▼▼▼

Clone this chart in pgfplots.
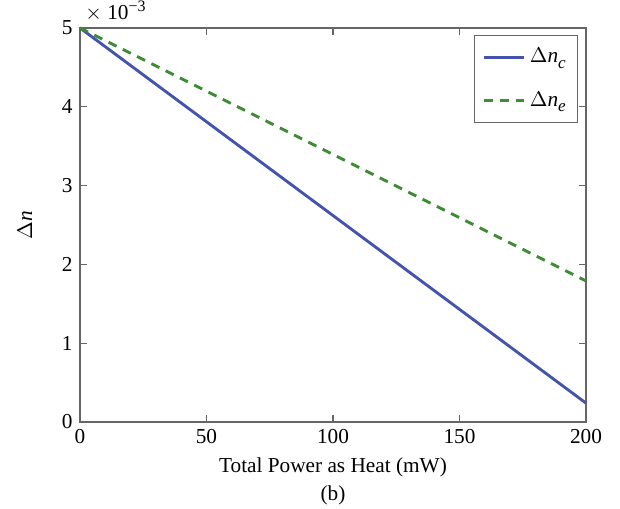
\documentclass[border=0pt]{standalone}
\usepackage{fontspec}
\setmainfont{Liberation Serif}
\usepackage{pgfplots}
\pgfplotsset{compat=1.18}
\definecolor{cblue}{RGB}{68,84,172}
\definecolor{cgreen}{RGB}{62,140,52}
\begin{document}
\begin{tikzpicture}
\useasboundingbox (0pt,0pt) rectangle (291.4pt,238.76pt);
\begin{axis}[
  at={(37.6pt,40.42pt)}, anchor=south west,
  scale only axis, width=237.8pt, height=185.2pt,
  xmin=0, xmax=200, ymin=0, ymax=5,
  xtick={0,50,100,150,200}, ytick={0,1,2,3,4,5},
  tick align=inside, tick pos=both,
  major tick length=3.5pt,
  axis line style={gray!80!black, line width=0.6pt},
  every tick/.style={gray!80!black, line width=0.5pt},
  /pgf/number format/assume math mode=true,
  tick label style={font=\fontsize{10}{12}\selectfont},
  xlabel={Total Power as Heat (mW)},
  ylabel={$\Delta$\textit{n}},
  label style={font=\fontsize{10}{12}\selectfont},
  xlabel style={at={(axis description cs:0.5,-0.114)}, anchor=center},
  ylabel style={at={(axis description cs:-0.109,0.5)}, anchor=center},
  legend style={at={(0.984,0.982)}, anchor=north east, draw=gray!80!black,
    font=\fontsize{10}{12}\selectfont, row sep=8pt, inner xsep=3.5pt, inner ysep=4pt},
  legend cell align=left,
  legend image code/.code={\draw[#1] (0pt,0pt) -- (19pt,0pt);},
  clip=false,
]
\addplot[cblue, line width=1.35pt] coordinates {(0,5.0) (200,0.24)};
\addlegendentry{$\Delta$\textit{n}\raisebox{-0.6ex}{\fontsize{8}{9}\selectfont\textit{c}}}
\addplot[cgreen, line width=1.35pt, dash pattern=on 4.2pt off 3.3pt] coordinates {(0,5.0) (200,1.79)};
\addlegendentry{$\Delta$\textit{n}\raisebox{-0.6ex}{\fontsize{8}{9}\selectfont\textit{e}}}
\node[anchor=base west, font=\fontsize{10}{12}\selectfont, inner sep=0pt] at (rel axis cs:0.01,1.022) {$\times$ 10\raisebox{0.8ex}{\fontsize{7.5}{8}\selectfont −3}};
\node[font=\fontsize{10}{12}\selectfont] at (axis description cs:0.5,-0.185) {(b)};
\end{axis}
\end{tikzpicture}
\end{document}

▲▲▲

▶ [What to work on]: Repeat the material above in full and exactly, apart from the pictures.

▶ [Problem solution]:
Clone this chart in pgfplots.
\documentclass[border=0pt]{standalone}
\usepackage{fontspec}
\setmainfont{Liberation Serif}
\usepackage{pgfplots}
\pgfplotsset{compat=1.18}
\definecolor{cblue}{RGB}{68,84,172}
\definecolor{cgreen}{RGB}{62,140,52}
\begin{document}
\begin{tikzpicture}
\useasboundingbox (0pt,0pt) rectangle (291.4pt,238.76pt);
\begin{axis}[
  at={(37.6pt,40.42pt)}, anchor=south west,
  scale only axis, width=237.8pt, height=185.2pt,
  xmin=0, xmax=200, ymin=0, ymax=5,
  xtick={0,50,100,150,200}, ytick={0,1,2,3,4,5},
  tick align=inside, tick pos=both,
  major tick length=3.5pt,
  axis line style={gray!80!black, line width=0.6pt},
  every tick/.style={gray!80!black, line width=0.5pt},
  /pgf/number format/assume math mode=true,
  tick label style={font=\fontsize{10}{12}\selectfont},
  xlabel={Total Power as Heat (mW)},
  ylabel={$\Delta$\textit{n}},
  label style={font=\fontsize{10}{12}\selectfont},
  xlabel style={at={(axis description cs:0.5,-0.114)}, anchor=center},
  ylabel style={at={(axis description cs:-0.109,0.5)}, anchor=center},
  legend style={at={(0.984,0.982)}, anchor=north east, draw=gray!80!black,
    font=\fontsize{10}{12}\selectfont, row sep=8pt, inner xsep=3.5pt, inner ysep=4pt},
  legend cell align=left,
  legend image code/.code={\draw[#1] (0pt,0pt) -- (19pt,0pt);},
  clip=false,
]
\addplot[cblue, line width=1.35pt] coordinates {(0,5.0) (200,0.24)};
\addlegendentry{$\Delta$\textit{n}\raisebox{-0.6ex}{\fontsize{8}{9}\selectfont\textit{c}}}
\addplot[cgreen, line width=1.35pt, dash pattern=on 4.2pt off 3.3pt] coordinates {(0,5.0) (200,1.79)};
\addlegendentry{$\Delta$\textit{n}\raisebox{-0.6ex}{\fontsize{8}{9}\selectfont\textit{e}}}
\node[anchor=base west, font=\fontsize{10}{12}\selectfont, inner sep=0pt] at (rel axis cs:0.01,1.022) {$\times$ 10\raisebox{0.8ex}{\fontsize{7.5}{8}\selectfont −3}};
\node[font=\fontsize{10}{12}\selectfont] at (axis description cs:0.5,-0.185) {(b)};
\end{axis}
\end{tikzpicture}
\end{document}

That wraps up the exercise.